# [Task directions]
Copy exactly, and only, the lines between the start of the entries below and the line containing "from matplotlib.patches import Rectangle", both inclusive. Omit pictures.

:::::

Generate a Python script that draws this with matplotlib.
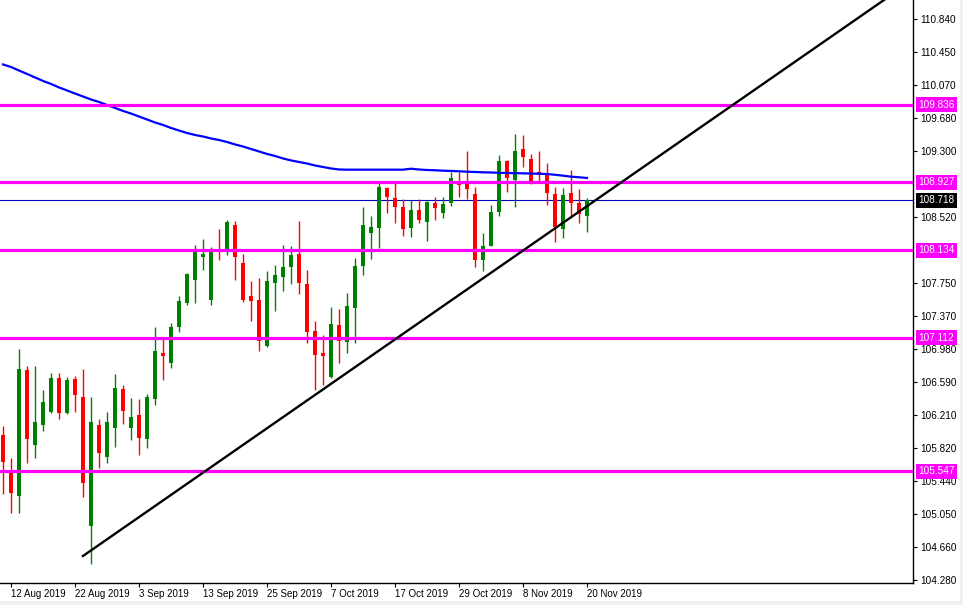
import numpy as np
import pandas as pd
import matplotlib
matplotlib.use('Agg')
import matplotlib.pyplot as plt
from matplotlib.patches import Rectangle

# daily candles, 9 Aug 2019 .. 20 Nov 2019
opens = [105.973, 105.543, 105.263, 106.733, 105.859, 106.090, 106.245, 106.640, 106.234, 106.628,
         106.417, 104.912, 106.090, 105.719, 106.058, 106.511, 106.058, 106.207, 105.930, 106.398,
         106.932, 106.819, 107.240, 107.517, 107.790, 108.055, 107.552, 108.129, 108.117, 108.430,
         107.985, 107.599, 107.552, 107.018, 107.755, 107.825, 107.942, 108.091, 107.740, 107.190,
         106.936, 106.655, 107.260, 107.064, 107.462, 107.954, 108.340, 108.398, 108.863, 108.746,
         108.640, 108.398, 108.605, 108.468, 108.691, 108.574, 108.691, 108.933, 108.918, 108.793,
         108.020, 108.184, 108.585, 109.179, 108.956, 109.319, 109.202, 109.046, 109.015, 108.793,
         108.387, 108.808, 108.684, 108.539]
highs = [106.078, 105.707, 106.979, 106.780, 106.780, 106.499, 106.702, 106.702, 106.655, 106.667,
         106.745, 106.417, 106.160, 106.242, 106.687, 106.558, 106.406, 106.394, 106.453, 107.236,
         107.104, 107.287, 107.599, 107.868, 108.196, 108.270, 108.172, 108.387, 108.488, 108.477,
         108.087, 107.775, 107.810, 107.892, 107.962, 108.196, 108.184, 108.477, 107.903, 107.307,
         107.143, 107.474, 107.447, 107.631, 108.040, 108.637, 108.535, 108.918, 108.878, 108.918,
         108.731, 108.722, 108.731, 108.711, 108.754, 108.761, 109.053, 109.053, 109.296, 108.871,
         108.333, 108.664, 109.249, 109.190, 109.495, 109.483, 109.261, 109.296, 109.159, 108.878,
         108.859, 109.073, 108.848, 108.746]
lows = [105.279, 105.057, 105.064, 105.649, 105.707, 106.023, 106.234, 106.160, 106.222, 106.245,
        105.251, 104.460, 105.590, 105.649, 105.829, 106.105, 105.918, 105.742, 105.824, 106.327,
        106.620, 106.760, 107.181, 107.497, 107.517, 107.903, 107.497, 108.024, 108.082, 107.790,
        107.532, 107.310, 106.959, 107.006, 107.427, 107.661, 107.743, 107.626, 107.046, 106.499,
        106.558, 106.640, 106.812, 106.936, 107.046, 107.848, 108.036, 108.157, 108.567, 108.457,
        108.301, 108.293, 108.450, 108.246, 108.488, 108.512, 108.652, 108.761, 108.731, 107.933,
        107.895, 108.180, 108.537, 108.816, 108.644, 109.112, 108.906, 108.936, 108.664, 108.234,
        108.278, 108.527, 108.453, 108.351]
closes = [105.660, 105.298, 106.745, 105.923, 106.125, 106.359, 106.640, 106.234, 106.616, 106.444,
          105.415, 106.125, 105.766, 106.125, 106.523, 106.257, 106.183, 105.941, 106.417, 106.956,
          106.901, 107.236, 107.541, 107.857, 108.129, 108.091, 108.137, 108.117, 108.465, 108.059,
          107.556, 107.544, 107.076, 107.775, 107.845, 107.938, 108.079, 107.755, 107.181, 106.912,
          106.901, 107.272, 107.076, 107.482, 107.950, 108.430, 108.406, 108.878, 108.761, 108.644,
          108.387, 108.605, 108.492, 108.699, 108.632, 108.676, 108.980, 108.894, 108.848, 108.020,
          108.184, 108.582, 109.179, 108.980, 109.296, 109.229, 108.933, 109.023, 108.808, 108.410,
          108.781, 108.684, 108.555, 108.718]
moving_avg = [110.308, 110.278, 110.237, 110.197, 110.156, 110.115, 110.080, 110.039, 110.004, 109.968,
              109.933, 109.898, 109.869, 109.834, 109.799, 109.764, 109.734, 109.699, 109.664, 109.629,
              109.600, 109.565, 109.535, 109.506, 109.483, 109.465, 109.442, 109.424, 109.401, 109.372,
              109.348, 109.319, 109.290, 109.261, 109.237, 109.208, 109.185, 109.167, 109.149, 109.126,
              109.108, 109.091, 109.079, 109.077, 109.077, 109.077, 109.077, 109.077, 109.077, 109.077,
              109.077, 109.088, 109.079, 109.073, 109.070, 109.065, 109.062, 109.058, 109.053, 109.050,
              109.046, 109.044, 109.040, 109.038, 109.036, 109.034, 109.032, 109.029, 109.026, 109.017,
              109.007, 108.995, 108.988, 108.980]

levels = [109.836, 108.927, 108.134, 107.112, 105.547]
last_price = 108.718
trend_bars = [10, 115]
trend_prices = [104.557, 111.379]

date_labels = ['12 Aug 2019', '22 Aug 2019', '3 Sep 2019', '13 Sep 2019', '25 Sep 2019',
               '7 Oct 2019', '17 Oct 2019', '29 Oct 2019', '8 Nov 2019', '20 Nov 2019']
price_ticks = [110.840, 110.450, 110.070, 109.680, 109.300, 108.520, 107.750, 107.370,
               106.980, 106.590, 106.210, 105.820, 105.440, 105.050, 104.660, 104.280]

plt.rcParams['font.family'] = ['Liberation Sans', 'DejaVu Sans']

dates = pd.bdate_range('2019-08-09', periods=len(opens))
x = np.arange(len(opens))
o = np.array(opens)
h = np.array(highs)
l = np.array(lows)
c = np.array(closes)
cols = np.where(c >= o, '#008000', '#FF0000')

fig = plt.figure(figsize=(9.63, 6.05), dpi=100)
ax = fig.add_axes([0, 22 / 605, 913 / 963, 583 / 605])

ax.axhline(last_price, color='#0000C0', lw=0.8, zorder=1)
ax.vlines(x, l, h, colors=cols, lw=1.0, zorder=2)
ax.bar(x, np.abs(c - o), bottom=np.minimum(o, c), width=0.62, color=cols, lw=0, zorder=2)
ax.plot(x, moving_avg, color='#0000FF', lw=1.6, zorder=3)
for lv in levels:
    ax.axhline(lv, color='#FF00FF', lw=2.3, zorder=4)
ax.plot(trend_bars, trend_prices, color='black', lw=1.7, zorder=5)

ax.set_xlim(-0.375, 113.75)
ax.set_ylim(104.241, 111.062)

ax.spines['left'].set_visible(False)
ax.spines['top'].set_visible(False)
ax.spines['right'].set_linewidth(1.0)
ax.spines['bottom'].set_linewidth(1.0)

ax.yaxis.tick_right()
ax.set_yticks(price_ticks)
ax.set_yticklabels(['%.3f' % v for v in price_ticks])
ax.tick_params(axis='y', direction='out', length=3, width=0.8, pad=2, labelsize=7.2)

tick_pos = [dates.get_loc(pd.Timestamp(d)) for d in date_labels]
ax.set_xticks(tick_pos)
ax.set_xticklabels(date_labels, ha='left')
ax.tick_params(axis='x', direction='out', length=3, width=0.8, pad=1.5, labelsize=7.0)

tr = ax.get_yaxis_transform()
for lv in levels:
    ax.text(1.006, lv, '%.3f' % lv, transform=tr, ha='left', va='center', fontsize=7.2,
            color='white', zorder=6, clip_on=False,
            bbox=dict(boxstyle='square,pad=0.25', fc='#FF00FF', ec='none'))
ax.text(1.006, last_price, '%.3f' % last_price, transform=tr, ha='left', va='center', fontsize=7.2,
        color='white', zorder=6, clip_on=False,
        bbox=dict(boxstyle='square,pad=0.25', fc='black', ec='none'))

fig.patches.append(Rectangle((0, 0), 1, 4 / 605, transform=fig.transFigure, fc='#F0F0F0', ec='none'))
fig.patches.append(Rectangle((960 / 963, 0), 3 / 963, 1, transform=fig.transFigure, fc='#F0F0F0', ec='none'))

fig.savefig('out.png', dpi=100)
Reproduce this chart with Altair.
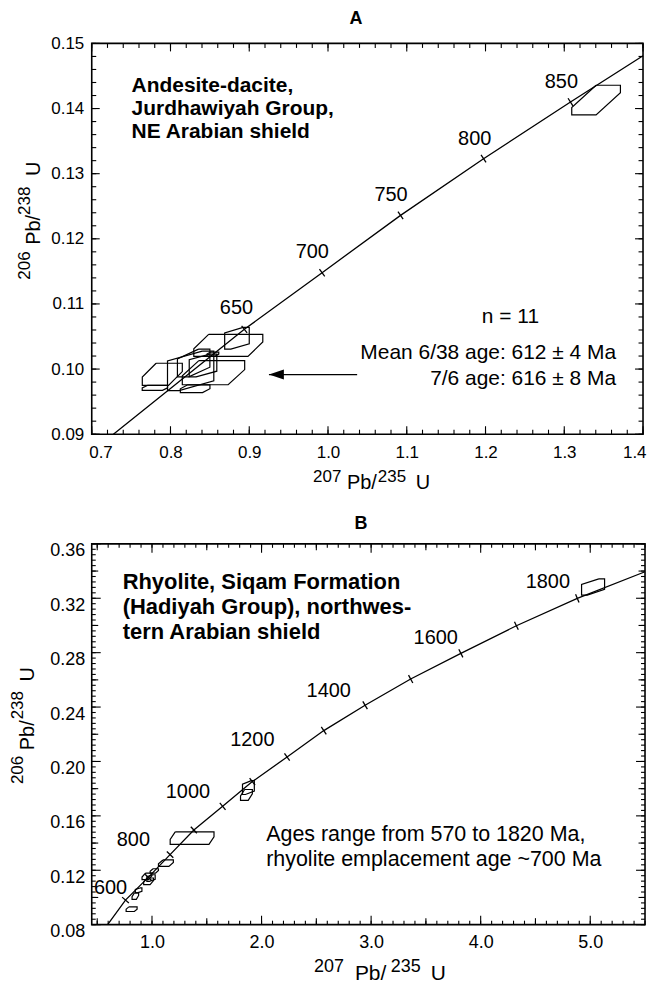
import math
import altair as alt
import pandas as pd

FONT = "Liberation Sans"

# ======================= Panel A data =======================
a_x_domain = [0.7, 1.4]
a_y_domain = [0.09, 0.15]
a_x_major = [0.7, 0.8, 0.9, 1.0, 1.1, 1.2, 1.3, 1.4]
a_y_major = [0.09, 0.10, 0.11, 0.12, 0.13, 0.14, 0.15]
a_x_minor = [round(0.70 + 0.02 * i, 3) for i in range(36)]
a_y_minor = [round(0.090 + 0.002 * i, 4) for i in range(31)]

# concordia: end points and age ticks
a_end_x = [0.7275, 1.4000]
a_end_y = [0.0900, 0.1481]
a_tick_age = [650, 700, 750, 800, 850]
a_tick_x = [0.8938, 0.9925, 1.0921, 1.1975, 1.3079]
a_tick_y = [0.1061, 0.1148, 0.1236, 0.1323, 0.1410]
a_label_x = [0.8838, 0.9800, 1.0800, 1.1863, 1.2963]
a_label_y = [0.1093, 0.1179, 0.1268, 0.1353, 0.1441]

# error boxes: centre, half-widths, corner cut (c) and side cut (d)
a_box_x = [0.8734, 0.8844, 0.8546, 0.8313, 0.7896, 0.7802, 0.8256, 0.8294, 0.8538, 0.8413, 1.3404]
a_box_y = [0.10364, 0.10473, 0.09944, 0.09698, 0.09919, 0.09711, 0.09972, 0.10093, 0.10230, 0.10055, 0.1413]
a_box_ex = [0.0438, 0.0156, 0.0396, 0.0188, 0.0254, 0.0161, 0.0294, 0.0206, 0.0075, 0.0175, 0.0309]
a_box_ey = [0.00169, 0.00167, 0.00185, 0.0006, 0.0017, 0.00038, 0.00304, 0.00213, 0.0003, 0.00175, 0.00228]
a_box_c = [-0.57, 0.5, -0.47, -0.5, -0.31, -0.6, 0.5, 0.3, -0.4, 0.5, 0.0]
a_box_d = [0.69, 1.5, 0.74, 1.0, 0.75, 1.0, 1.5, 1.3, 1.0, 1.5, 0.5]

a_arrow_x = [0.925, 1.037]   # tip, tail
a_arrow_y = [0.09916]

# ======================= Panel B data =======================
b_x_domain = [0.45, 5.5]
b_y_domain = [0.08, 0.36]
b_x_major = [1.0, 2.0, 3.0, 4.0, 5.0]
b_x_mid = [0.5, 1.5, 2.5, 3.5, 4.5]
b_x_minor = [round(0.5 + 0.1 * i, 2) for i in range(51)]
b_y_major = [0.08, 0.12, 0.16, 0.20, 0.24, 0.28, 0.32, 0.36]
b_y_mid = [0.10, 0.14, 0.18, 0.22, 0.26, 0.30, 0.34]
b_y_minor = [round(0.08 + 0.004 * i, 3) for i in range(71)]

b_end_x = [0.595, 5.5]
b_end_y = [0.0800, 0.3395]
b_tick_age = [600, 700, 800, 900, 1000, 1100, 1200, 1300, 1400, 1500, 1600, 1700, 1800]
b_tick_x = [0.758, 0.966, 1.165, 1.382, 1.645, 1.916, 2.233, 2.568, 2.945, 3.361, 3.819, 4.326, 4.882]
b_tick_y = [0.0981, 0.1148, 0.1315, 0.1496, 0.1670, 0.1852, 0.2033, 0.2227, 0.2413, 0.2606, 0.2795, 0.2998, 0.3199]
b_label_age = [600, 800, 1000, 1200, 1400, 1600, 1800]
b_label_x = [0.622, 0.830, 1.328, 1.916, 2.613, 3.590, 4.613]
b_label_y = [0.1068, 0.1424, 0.1772, 0.2156, 0.2519, 0.2911, 0.3317]

b_box_x = [1.366, 5.026, 1.880, 1.862, 1.127, 1.021, 0.954, 0.969, 0.991, 0.878, 0.848, 0.814]
b_box_y = [0.1436, 0.3283, 0.1808, 0.1754, 0.1252, 0.1195, 0.1155, 0.1119, 0.1143, 0.1052, 0.1010, 0.0914]
b_box_ex = [0.200, 0.105, 0.054, 0.054, 0.068, 0.038, 0.045, 0.045, 0.038, 0.030, 0.030, 0.050]
b_box_ey = [0.0046, 0.0060, 0.0051, 0.0040, 0.0024, 0.0016, 0.0024, 0.0024, 0.0024, 0.0018, 0.0024, 0.0017]
b_box_c = [-0.77, 0.5, 0.5, -0.3, -0.4, -0.3, -0.3, -0.3, 0.4, 0.4, -0.3, -0.5]
b_box_d = [0.79, 1.3, 1.5, 0.8, 0.8, 0.8, 0.8, 0.8, 1.4, 1.4, 0.8, 1.0]


# ======================= helpers =======================
def curve_df(end_x, end_y, tx, ty):
    xs = [end_x[0]] + list(tx) + [end_x[1]]
    ys = [end_y[0]] + list(ty) + [end_y[1]]
    return pd.DataFrame({"X": xs, "Y": ys, "k": list(range(len(xs)))})


def tick_df(end_x, end_y, tx, ty, ages, xdom, ydom, W, H):
    xs = [end_x[0]] + list(tx) + [end_x[1]]
    ys = [end_y[0]] + list(ty) + [end_y[1]]
    sx = W / (xdom[1] - xdom[0])
    sy = H / (ydom[1] - ydom[0])
    angs = []
    for i in range(1, len(xs) - 1):
        dx = (xs[i + 1] - xs[i - 1]) * sx
        dy = -(ys[i + 1] - ys[i - 1]) * sy
        angs.append(math.degrees(math.atan2(dy, dx)) % 360)
    return pd.DataFrame({"X": list(tx), "Y": list(ty), "age": ages, "ang": angs})


def box_df(bx, by, bex, bey, bc, bd):
    rows = []
    for i in range(len(bx)):
        c, d = bc[i], bd[i]
        verts = [(c, 1), (1, 1), (1, 1 - d), (-c, -1), (-1, -1), (-1, -1 + d), (c, 1)]
        for k, (u, v) in enumerate(verts):
            rows.append({"id": i, "k": k, "X": bx[i] + u * bex[i], "Y": by[i] + v * bey[i]})
    return pd.DataFrame(rows)


ONE = pd.DataFrame({"k": [0]})


def txt(s, x, y, size, bold=False, align="left", angle=0):
    return alt.Chart(ONE).mark_text(
        text=s, font=FONT, fontSize=size, fontWeight="bold" if bold else "normal",
        align=align, baseline="middle", color="black", angle=angle,
    ).encode(x=alt.value(x), y=alt.value(y))


def label_axis(orient, values, fmt, pad, size, flush=False, loff=0):
    kw = dict(orient=orient, values=values, format=fmt, ticks=False, tickSize=0, domain=False,
              grid=False, title=None, labelFont=FONT, labelFontSize=size, labelColor="black",
              labelPadding=pad, labelOverlap=False, labelOffset=loff)
    if flush:
        kw.update(labelFlush=True, labelFlushOffset=3)
    else:
        kw.update(labelFlush=False)
    return alt.Axis(**kw)


def panel(xdom, ydom, W, H, curve, ticks, boxes, labs, xaxis, yaxis, tickspec, extra):
    xs = alt.Scale(domain=xdom, nice=False, zero=False)
    ys = alt.Scale(domain=ydom, nice=False, zero=False)

    def XE(field):
        return alt.X(field, scale=xs, axis=xaxis)

    def YE(field):
        return alt.Y(field, scale=ys, axis=yaxis)

    layers = []
    layers.append(alt.Chart(curve).mark_line(color="black", strokeWidth=1.3).encode(
        x=XE("X:Q"), y=YE("Y:Q"), order="k:Q"))
    layers.append(alt.Chart(boxes).mark_line(color="black", strokeWidth=1.2).encode(
        x=XE("X:Q"), y=YE("Y:Q"), order="k:Q", detail="id:N"))
    layers.append(alt.Chart(ticks).mark_point(
        shape="M 0 -1 L 0 1", size=81, filled=False, stroke="black", strokeWidth=1.3,
        opacity=1).encode(x=XE("X:Q"), y=YE("Y:Q"), angle=alt.Angle("ang:Q", scale=None)))
    layers.append(alt.Chart(labs).mark_text(
        font=FONT, fontSize=20, color="black", baseline="middle", align="center").encode(
        x=XE("X:Q"), y=YE("Y:Q"), text="t:N"))
    # inward frame ticks on all four sides
    for values, length, sides in tickspec:
        df = pd.DataFrame({"v": values})
        for side in sides:
            if side in ("bottom", "top"):
                yv = H - length / 2 if side == "bottom" else length / 2
                layers.append(alt.Chart(df).mark_tick(
                    orient="vertical", size=length, thickness=1.1, color="black", opacity=1
                ).encode(x=XE("v:Q"), y=alt.value(yv)))
            else:
                xv = length / 2 if side == "left" else W - length / 2
                layers.append(alt.Chart(df).mark_tick(
                    orient="horizontal", size=length, thickness=1.1, color="black", opacity=1
                ).encode(y=YE("v:Q"), x=alt.value(xv)))
    layers += extra(XE, YE)
    return alt.layer(*layers).properties(width=W, height=H)


# ======================= Panel A =======================
WA, HA = 553, 392
curveA = curve_df(a_end_x, a_end_y, a_tick_x, a_tick_y)
ticksA = tick_df(a_end_x, a_end_y, a_tick_x, a_tick_y, a_tick_age, a_x_domain, a_y_domain, WA, HA)
boxesA = box_df(a_box_x, a_box_y, a_box_ex, a_box_ey, a_box_c, a_box_d)
labsA = pd.DataFrame({"X": a_label_x, "Y": a_label_y, "t": [str(a) for a in a_tick_age]})
arrowA = pd.DataFrame({"x0": [a_arrow_x[0]], "x1": [a_arrow_x[1]], "y": a_arrow_y})


def extraA(XE, YE):
    arrow_line = alt.Chart(arrowA).mark_rule(color="black", strokeWidth=1.2).encode(
        x=XE("x0:Q"), x2="x1:Q", y=YE("y:Q"))
    arrow_head = alt.Chart(arrowA).mark_point(
        shape="M 0 0 L 2 -0.667 L 2 0.667 Z", size=225, filled=True, color="black",
        opacity=1).encode(x=XE("x0:Q"), y=YE("y:Q"))
    return [
        arrow_line, arrow_head,
        txt("A", 265, -24, 18, bold=True, align="center"),
        txt("Andesite-dacite,", 40, 43, 21, bold=True),
        txt("Jurdhawiyah Group,", 40, 66, 21, bold=True),
        txt("NE Arabian shield", 40, 89, 21, bold=True),
        txt("n = 11", 420, 274, 21, align="center"),
        txt("Mean 6/38 age: 612 \u00b1 4 Ma", 526, 311, 21, align="right"),
        txt("7/6 age: 616 \u00b1 8 Ma", 526, 337, 21, align="right"),
        # x-axis title 207Pb/235U
        txt("207", 222, 435, 17),
        txt("Pb/", 256, 441, 20),
        txt("235", 287, 435, 17),
        txt("U", 325, 441, 20),
        # y-axis title 206Pb/238U (rotated)
        txt("206", -67, 237, 17, angle=270),
        txt("Pb/", -58, 202, 20, angle=270),
        txt("238", -67, 172, 17, angle=270),
        txt("U", -58, 133, 20, angle=270),
    ]


tickspecA = [(a_x_major, 8, ("bottom", "top")), (a_x_minor, 4.5, ("bottom", "top")),
             (a_y_major, 8, ("left", "right")), (a_y_minor, 4.5, ("left", "right"))]
panelA = panel(a_x_domain, a_y_domain, WA, HA, curveA, ticksA, boxesA, labsA,
               label_axis("bottom", a_x_major, ".1f", 10, 17, flush=True),
               label_axis("left", a_y_major, ".2f", 8, 17),
               tickspecA, extraA)

# ======================= Panel B =======================
WB, HB = 555, 382
curveB = curve_df(b_end_x, b_end_y, b_tick_x, b_tick_y)
ticksB = tick_df(b_end_x, b_end_y, b_tick_x, b_tick_y, b_tick_age, b_x_domain, b_y_domain, WB, HB)
boxesB = box_df(b_box_x, b_box_y, b_box_ex, b_box_ey, b_box_c, b_box_d)
labsB = pd.DataFrame({"X": b_label_x, "Y": b_label_y, "t": [str(a) for a in b_label_age]})


def extraB(XE, YE):
    return [
        txt("B", 270, -20, 18, bold=True, align="center"),
        txt("Rhyolite, Siqam Formation", 31, 38, 22, bold=True),
        txt("(Hadiyah Group), northwes-", 31, 63, 22, bold=True),
        txt("tern Arabian shield", 31, 88, 22, bold=True),
        txt("Ages range from 570 to 1820 Ma,", 175, 292, 21.5),
        txt("rhyolite emplacement age ~700 Ma", 175, 317, 21.5),
        txt("207", 223, 424, 18),
        txt("Pb/", 264, 432, 21),
        txt("235", 300, 424, 18),
        txt("U", 340, 432, 21),
        txt("206", -74, 241, 17, angle=270),
        txt("Pb/", -64, 207, 20, angle=270),
        txt("238", -74, 176, 17, angle=270),
        txt("U", -64, 138, 20, angle=270),
    ]


tickspecB = [(b_x_major, 9, ("bottom", "top")), (b_x_mid, 6.5, ("bottom", "top")),
             (b_x_minor, 4, ("bottom", "top")),
             (b_y_major, 9, ("left", "right")), (b_y_mid, 6.5, ("left", "right")),
             (b_y_minor, 4, ("left", "right"))]
panelB = panel(b_x_domain, b_y_domain, WB, HB, curveB, ticksB, boxesB, labsB,
               label_axis("bottom", b_x_major, ".1f", 9, 18),
               label_axis("left", b_y_major, ".2f", 7, 18, loff=7),
               tickspecB, extraB)

chart = alt.vconcat(panelA, panelB, spacing=110, bounds="flush").configure_view(
    stroke="black", strokeWidth=1.6
).properties(padding={"left": 0, "top": 0, "right": 0, "bottom": 0})

chart.save("out.html", embed_options={"renderer": "svg", "actions": False})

:::::

# [Result below]
Generate a Python script that draws this with matplotlib.
import numpy as np
import pandas as pd
import matplotlib
matplotlib.use('Agg')
import matplotlib.pyplot as plt
from matplotlib.patches import Rectangle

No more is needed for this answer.